■ EXERCISE REQUIREMENTS
Using the data that follows, return exactly the lines from the one that contains "What TikZ code" through the one that contains "(7,8) -- (1051,8);", ends included.

■ RECORDS SUPPLIED
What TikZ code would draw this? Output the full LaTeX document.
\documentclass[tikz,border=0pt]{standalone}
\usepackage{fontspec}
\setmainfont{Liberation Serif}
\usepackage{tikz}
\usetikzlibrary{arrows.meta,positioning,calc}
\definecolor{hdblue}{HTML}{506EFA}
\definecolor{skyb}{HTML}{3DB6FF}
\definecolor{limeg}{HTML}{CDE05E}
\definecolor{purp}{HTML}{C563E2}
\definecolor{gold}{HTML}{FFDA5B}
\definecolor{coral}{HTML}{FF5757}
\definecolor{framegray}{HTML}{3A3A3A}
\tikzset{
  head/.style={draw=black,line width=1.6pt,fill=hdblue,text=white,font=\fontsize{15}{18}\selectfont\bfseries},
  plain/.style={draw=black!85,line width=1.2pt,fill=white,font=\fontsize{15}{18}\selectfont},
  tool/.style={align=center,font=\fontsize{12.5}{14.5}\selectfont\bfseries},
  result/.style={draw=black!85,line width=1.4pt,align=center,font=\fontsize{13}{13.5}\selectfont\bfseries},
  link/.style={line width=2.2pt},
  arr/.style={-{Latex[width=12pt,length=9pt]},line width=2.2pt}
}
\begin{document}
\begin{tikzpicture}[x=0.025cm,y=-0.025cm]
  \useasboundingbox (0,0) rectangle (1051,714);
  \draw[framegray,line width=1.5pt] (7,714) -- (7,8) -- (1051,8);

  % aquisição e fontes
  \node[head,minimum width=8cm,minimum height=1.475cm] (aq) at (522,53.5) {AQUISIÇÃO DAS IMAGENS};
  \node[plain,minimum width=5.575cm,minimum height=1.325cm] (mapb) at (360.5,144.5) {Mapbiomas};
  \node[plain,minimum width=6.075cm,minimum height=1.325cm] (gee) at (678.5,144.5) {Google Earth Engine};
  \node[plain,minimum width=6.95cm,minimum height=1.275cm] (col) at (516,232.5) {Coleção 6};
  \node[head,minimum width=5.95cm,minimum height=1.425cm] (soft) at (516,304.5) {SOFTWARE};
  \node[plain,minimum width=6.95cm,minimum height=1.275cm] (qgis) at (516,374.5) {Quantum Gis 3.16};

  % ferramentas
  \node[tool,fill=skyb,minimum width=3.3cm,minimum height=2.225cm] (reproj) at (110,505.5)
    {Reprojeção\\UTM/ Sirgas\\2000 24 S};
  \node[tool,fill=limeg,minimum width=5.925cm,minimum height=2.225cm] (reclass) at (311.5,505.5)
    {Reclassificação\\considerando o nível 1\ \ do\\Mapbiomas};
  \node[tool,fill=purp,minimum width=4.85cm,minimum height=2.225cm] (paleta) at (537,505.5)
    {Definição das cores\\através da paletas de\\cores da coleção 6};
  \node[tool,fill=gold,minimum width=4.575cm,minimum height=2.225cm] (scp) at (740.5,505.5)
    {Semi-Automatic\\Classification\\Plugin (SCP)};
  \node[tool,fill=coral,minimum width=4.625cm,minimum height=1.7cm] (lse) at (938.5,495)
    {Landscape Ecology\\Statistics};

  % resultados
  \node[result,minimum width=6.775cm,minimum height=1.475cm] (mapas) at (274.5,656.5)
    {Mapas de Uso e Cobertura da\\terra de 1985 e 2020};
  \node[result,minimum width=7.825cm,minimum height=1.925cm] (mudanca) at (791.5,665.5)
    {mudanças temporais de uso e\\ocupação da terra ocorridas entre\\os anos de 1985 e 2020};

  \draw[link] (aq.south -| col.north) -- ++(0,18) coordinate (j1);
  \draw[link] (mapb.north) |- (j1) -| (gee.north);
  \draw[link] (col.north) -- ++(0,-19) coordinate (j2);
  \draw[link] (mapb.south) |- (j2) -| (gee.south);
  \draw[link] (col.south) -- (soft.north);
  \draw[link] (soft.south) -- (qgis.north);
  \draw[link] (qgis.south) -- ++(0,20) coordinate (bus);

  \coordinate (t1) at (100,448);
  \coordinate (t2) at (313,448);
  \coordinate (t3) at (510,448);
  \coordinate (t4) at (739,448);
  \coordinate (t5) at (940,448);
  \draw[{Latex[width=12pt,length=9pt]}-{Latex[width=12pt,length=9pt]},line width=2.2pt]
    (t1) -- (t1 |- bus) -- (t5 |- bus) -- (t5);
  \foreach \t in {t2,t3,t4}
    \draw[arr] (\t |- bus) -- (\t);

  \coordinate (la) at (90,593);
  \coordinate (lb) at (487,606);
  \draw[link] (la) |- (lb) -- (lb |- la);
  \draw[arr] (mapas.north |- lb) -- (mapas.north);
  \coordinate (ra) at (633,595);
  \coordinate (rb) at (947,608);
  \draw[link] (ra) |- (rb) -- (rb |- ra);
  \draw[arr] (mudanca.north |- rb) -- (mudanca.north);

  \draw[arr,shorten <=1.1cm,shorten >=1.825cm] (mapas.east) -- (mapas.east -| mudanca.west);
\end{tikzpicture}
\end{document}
==
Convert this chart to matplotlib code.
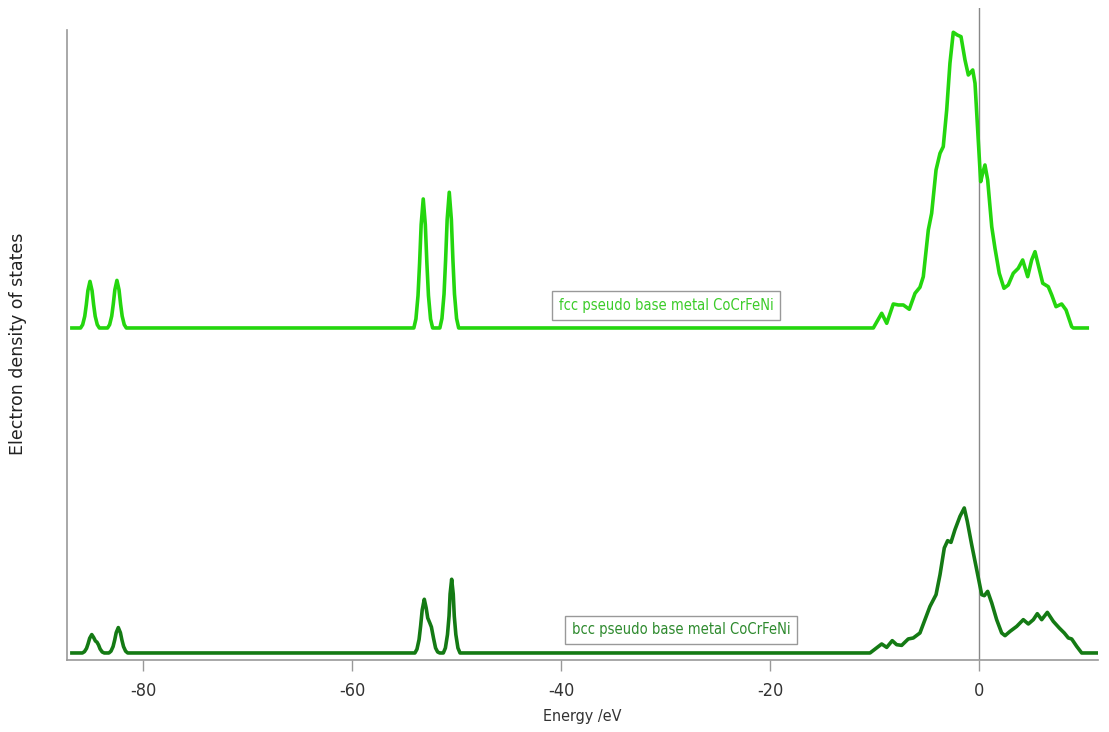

■ ANSWER TO THIS EXERCISE
What TikZ code would draw this? Output the full LaTeX document.
\documentclass[tikz,border=0pt]{standalone}
\usepackage{fontspec}
\setmainfont{Liberation Serif}
\usepackage{tikz}
\usetikzlibrary{arrows.meta,positioning,calc}
\definecolor{hdblue}{HTML}{506EFA}
\definecolor{skyb}{HTML}{3DB6FF}
\definecolor{limeg}{HTML}{CDE05E}
\definecolor{purp}{HTML}{C563E2}
\definecolor{gold}{HTML}{FFDA5B}
\definecolor{coral}{HTML}{FF5757}
\definecolor{framegray}{HTML}{3A3A3A}
\tikzset{
  head/.style={draw=black,line width=1.6pt,fill=hdblue,text=white,font=\fontsize{15}{18}\selectfont\bfseries},
  plain/.style={draw=black!85,line width=1.2pt,fill=white,font=\fontsize{15}{18}\selectfont},
  tool/.style={align=center,font=\fontsize{12.5}{14.5}\selectfont\bfseries},
  result/.style={draw=black!85,line width=1.4pt,align=center,font=\fontsize{13}{13.5}\selectfont\bfseries},
  link/.style={line width=2.2pt},
  arr/.style={-{Latex[width=12pt,length=9pt]},line width=2.2pt}
}
\begin{document}
\begin{tikzpicture}[x=0.025cm,y=-0.025cm]
  \useasboundingbox (0,0) rectangle (1051,714);
  \draw[framegray,line width=1.5pt] (7,714) -- (7,8) -- (1051,8);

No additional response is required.